DIRECTIVE
Copy the lines below as they are; omit the images they contain.
·····
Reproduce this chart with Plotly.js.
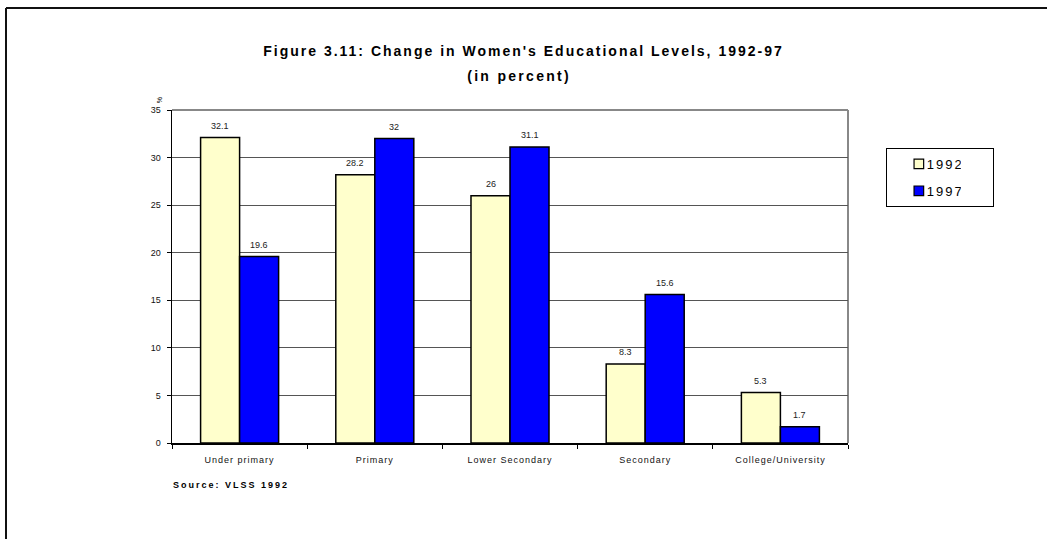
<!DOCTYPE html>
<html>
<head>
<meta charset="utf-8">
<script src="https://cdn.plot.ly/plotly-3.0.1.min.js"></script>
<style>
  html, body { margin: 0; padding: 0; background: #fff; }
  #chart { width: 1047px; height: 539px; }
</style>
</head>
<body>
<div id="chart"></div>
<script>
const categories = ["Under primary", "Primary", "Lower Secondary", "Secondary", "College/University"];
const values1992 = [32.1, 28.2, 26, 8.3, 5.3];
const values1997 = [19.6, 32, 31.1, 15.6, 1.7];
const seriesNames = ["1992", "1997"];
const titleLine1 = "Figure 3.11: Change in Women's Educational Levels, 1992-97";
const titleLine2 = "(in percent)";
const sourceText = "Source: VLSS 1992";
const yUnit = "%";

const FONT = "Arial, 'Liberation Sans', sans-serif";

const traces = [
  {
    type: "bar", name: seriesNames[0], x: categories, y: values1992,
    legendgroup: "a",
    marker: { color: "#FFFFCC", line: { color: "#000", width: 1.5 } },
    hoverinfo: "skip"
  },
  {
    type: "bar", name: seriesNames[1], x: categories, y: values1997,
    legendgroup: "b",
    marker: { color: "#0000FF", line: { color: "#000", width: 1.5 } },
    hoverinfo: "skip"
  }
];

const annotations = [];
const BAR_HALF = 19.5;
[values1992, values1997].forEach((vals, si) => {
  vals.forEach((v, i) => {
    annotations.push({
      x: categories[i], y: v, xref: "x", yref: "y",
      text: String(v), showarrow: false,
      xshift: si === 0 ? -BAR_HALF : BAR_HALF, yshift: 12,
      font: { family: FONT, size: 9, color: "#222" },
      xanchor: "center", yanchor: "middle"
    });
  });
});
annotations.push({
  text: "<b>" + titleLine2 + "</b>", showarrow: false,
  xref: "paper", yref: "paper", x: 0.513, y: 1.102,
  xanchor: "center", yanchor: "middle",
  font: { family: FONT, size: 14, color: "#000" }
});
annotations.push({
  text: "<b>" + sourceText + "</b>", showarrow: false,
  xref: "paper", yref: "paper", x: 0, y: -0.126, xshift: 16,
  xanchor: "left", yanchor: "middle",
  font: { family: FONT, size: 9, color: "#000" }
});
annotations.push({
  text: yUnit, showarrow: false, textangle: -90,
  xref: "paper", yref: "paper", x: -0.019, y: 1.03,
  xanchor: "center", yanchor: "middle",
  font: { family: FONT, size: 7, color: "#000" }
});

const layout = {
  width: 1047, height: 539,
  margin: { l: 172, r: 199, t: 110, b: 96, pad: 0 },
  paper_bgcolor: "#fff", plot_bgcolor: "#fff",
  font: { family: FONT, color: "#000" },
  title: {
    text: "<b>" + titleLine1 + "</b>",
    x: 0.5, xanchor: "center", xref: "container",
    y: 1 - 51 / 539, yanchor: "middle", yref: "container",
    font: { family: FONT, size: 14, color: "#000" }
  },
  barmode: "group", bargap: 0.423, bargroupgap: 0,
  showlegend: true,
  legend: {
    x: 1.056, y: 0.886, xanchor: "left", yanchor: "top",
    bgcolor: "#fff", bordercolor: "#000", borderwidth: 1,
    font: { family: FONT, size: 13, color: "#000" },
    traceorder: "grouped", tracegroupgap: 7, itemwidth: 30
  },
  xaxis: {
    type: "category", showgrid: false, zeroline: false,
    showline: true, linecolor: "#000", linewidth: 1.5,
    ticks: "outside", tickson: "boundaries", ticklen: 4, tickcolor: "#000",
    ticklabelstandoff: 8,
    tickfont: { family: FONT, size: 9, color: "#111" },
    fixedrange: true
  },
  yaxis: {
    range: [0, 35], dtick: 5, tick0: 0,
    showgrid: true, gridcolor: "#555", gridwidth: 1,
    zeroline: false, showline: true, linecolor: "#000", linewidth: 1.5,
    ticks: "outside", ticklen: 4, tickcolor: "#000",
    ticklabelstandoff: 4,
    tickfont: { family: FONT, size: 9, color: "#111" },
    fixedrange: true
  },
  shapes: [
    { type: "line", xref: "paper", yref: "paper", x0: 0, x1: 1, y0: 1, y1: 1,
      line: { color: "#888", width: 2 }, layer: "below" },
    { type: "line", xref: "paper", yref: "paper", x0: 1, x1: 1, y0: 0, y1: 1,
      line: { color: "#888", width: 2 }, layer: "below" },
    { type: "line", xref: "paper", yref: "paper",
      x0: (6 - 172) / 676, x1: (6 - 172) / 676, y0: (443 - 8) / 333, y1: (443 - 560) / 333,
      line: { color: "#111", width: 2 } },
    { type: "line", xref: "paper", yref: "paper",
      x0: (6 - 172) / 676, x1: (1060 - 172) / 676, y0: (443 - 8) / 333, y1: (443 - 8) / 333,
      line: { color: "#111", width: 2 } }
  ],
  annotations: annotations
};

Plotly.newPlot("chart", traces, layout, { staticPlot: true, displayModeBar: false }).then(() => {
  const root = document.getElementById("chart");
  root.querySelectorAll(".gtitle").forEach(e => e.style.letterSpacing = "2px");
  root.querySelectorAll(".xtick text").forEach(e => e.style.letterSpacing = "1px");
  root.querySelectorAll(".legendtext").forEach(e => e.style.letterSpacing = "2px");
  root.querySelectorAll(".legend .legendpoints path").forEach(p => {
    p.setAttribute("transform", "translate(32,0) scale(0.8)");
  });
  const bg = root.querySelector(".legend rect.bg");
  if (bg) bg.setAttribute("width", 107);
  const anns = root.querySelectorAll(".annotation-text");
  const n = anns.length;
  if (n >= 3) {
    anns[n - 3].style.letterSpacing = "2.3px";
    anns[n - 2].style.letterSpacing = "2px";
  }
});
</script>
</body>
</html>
·····
OUTPUT OF THE EXERCISE
Reproduce this chart with Plotly.js.
<!DOCTYPE html>
<html>
<head>
<meta charset="utf-8">
<script src="https://cdn.plot.ly/plotly-3.0.1.min.js"></script>
<style>
  html, body { margin: 0; padding: 0; background: #fff; }
  #chart { width: 1047px; height: 539px; }
</style>
</head>
<body>
<div id="chart"></div>
<script>
const categories = ["Under primary", "Primary", "Lower Secondary", "Secondary", "College/University"];
const values1992 = [32.1, 28.2, 26, 8.3, 5.3];
const values1997 = [19.6, 32, 31.1, 15.6, 1.7];
const seriesNames = ["1992", "1997"];
const titleLine1 = "Figure 3.11: Change in Women's Educational Levels, 1992-97";
const titleLine2 = "(in percent)";
const sourceText = "Source: VLSS 1992";
const yUnit = "%";

const FONT = "Arial, 'Liberation Sans', sans-serif";

const traces = [
  {
    type: "bar", name: seriesNames[0], x: categories, y: values1992,
    legendgroup: "a",
    marker: { color: "#FFFFCC", line: { color: "#000", width: 1.5 } },
    hoverinfo: "skip"
  },
  {
    type: "bar", name: seriesNames[1], x: categories, y: values1997,
    legendgroup: "b",
    marker: { color: "#0000FF", line: { color: "#000", width: 1.5 } },
    hoverinfo: "skip"
  }
];

const annotations = [];
const BAR_HALF = 19.5;
[values1992, values1997].forEach((vals, si) => {
  vals.forEach((v, i) => {
    annotations.push({
      x: categories[i], y: v, xref: "x", yref: "y",
      text: String(v), showarrow: false,
      xshift: si === 0 ? -BAR_HALF : BAR_HALF, yshift: 12,
      font: { family: FONT, size: 9, color: "#222" },
      xanchor: "center", yanchor: "middle"
    });
  });
});
annotations.push({
  text: "<b>" + titleLine2 + "</b>", showarrow: false,
  xref: "paper", yref: "paper", x: 0.513, y: 1.102,
  xanchor: "center", yanchor: "middle",
  font: { family: FONT, size: 14, color: "#000" }
});
annotations.push({
  text: "<b>" + sourceText + "</b>", showarrow: false,
  xref: "paper", yref: "paper", x: 0, y: -0.126, xshift: 16,
  xanchor: "left", yanchor: "middle",
  font: { family: FONT, size: 9, color: "#000" }
});
annotations.push({
  text: yUnit, showarrow: false, textangle: -90,
  xref: "paper", yref: "paper", x: -0.019, y: 1.03,
  xanchor: "center", yanchor: "middle",
  font: { family: FONT, size: 7, color: "#000" }
});

const layout = {
  width: 1047, height: 539,
  margin: { l: 172, r: 199, t: 110, b: 96, pad: 0 },
  paper_bgcolor: "#fff", plot_bgcolor: "#fff",
  font: { family: FONT, color: "#000" },
  title: {
    text: "<b>" + titleLine1 + "</b>",
    x: 0.5, xanchor: "center", xref: "container",
    y: 1 - 51 / 539, yanchor: "middle", yref: "container",
    font: { family: FONT, size: 14, color: "#000" }
  },
  barmode: "group", bargap: 0.423, bargroupgap: 0,
  showlegend: true,
  legend: {
    x: 1.056, y: 0.886, xanchor: "left", yanchor: "top",
    bgcolor: "#fff", bordercolor: "#000", borderwidth: 1,
    font: { family: FONT, size: 13, color: "#000" },
    traceorder: "grouped", tracegroupgap: 7, itemwidth: 30
  },
  xaxis: {
    type: "category", showgrid: false, zeroline: false,
    showline: true, linecolor: "#000", linewidth: 1.5,
    ticks: "outside", tickson: "boundaries", ticklen: 4, tickcolor: "#000",
    ticklabelstandoff: 8,
    tickfont: { family: FONT, size: 9, color: "#111" },
    fixedrange: true
  },
  yaxis: {
    range: [0, 35], dtick: 5, tick0: 0,
    showgrid: true, gridcolor: "#555", gridwidth: 1,
    zeroline: false, showline: true, linecolor: "#000", linewidth: 1.5,
    ticks: "outside", ticklen: 4, tickcolor: "#000",
    ticklabelstandoff: 4,
    tickfont: { family: FONT, size: 9, color: "#111" },
    fixedrange: true
  },
  shapes: [
    { type: "line", xref: "paper", yref: "paper", x0: 0, x1: 1, y0: 1, y1: 1,
      line: { color: "#888", width: 2 }, layer: "below" },
    { type: "line", xref: "paper", yref: "paper", x0: 1, x1: 1, y0: 0, y1: 1,
      line: { color: "#888", width: 2 }, layer: "below" },
    { type: "line", xref: "paper", yref: "paper",
      x0: (6 - 172) / 676, x1: (6 - 172) / 676, y0: (443 - 8) / 333, y1: (443 - 560) / 333,
      line: { color: "#111", width: 2 } },
    { type: "line", xref: "paper", yref: "paper",
      x0: (6 - 172) / 676, x1: (1060 - 172) / 676, y0: (443 - 8) / 333, y1: (443 - 8) / 333,
      line: { color: "#111", width: 2 } }
  ],
  annotations: annotations
};

Plotly.newPlot("chart", traces, layout, { staticPlot: true, displayModeBar: false }).then(() => {
  const root = document.getElementById("chart");
  root.querySelectorAll(".gtitle").forEach(e => e.style.letterSpacing = "2px");
  root.querySelectorAll(".xtick text").forEach(e => e.style.letterSpacing = "1px");
  root.querySelectorAll(".legendtext").forEach(e => e.style.letterSpacing = "2px");
  root.querySelectorAll(".legend .legendpoints path").forEach(p => {
    p.setAttribute("transform", "translate(32,0) scale(0.8)");
  });
  const bg = root.querySelector(".legend rect.bg");
  if (bg) bg.setAttribute("width", 107);
  const anns = root.querySelectorAll(".annotation-text");
  const n = anns.length;
  if (n >= 3) {
    anns[n - 3].style.letterSpacing = "2.3px";
    anns[n - 2].style.letterSpacing = "2px";
  }
});
</script>
</body>
</html>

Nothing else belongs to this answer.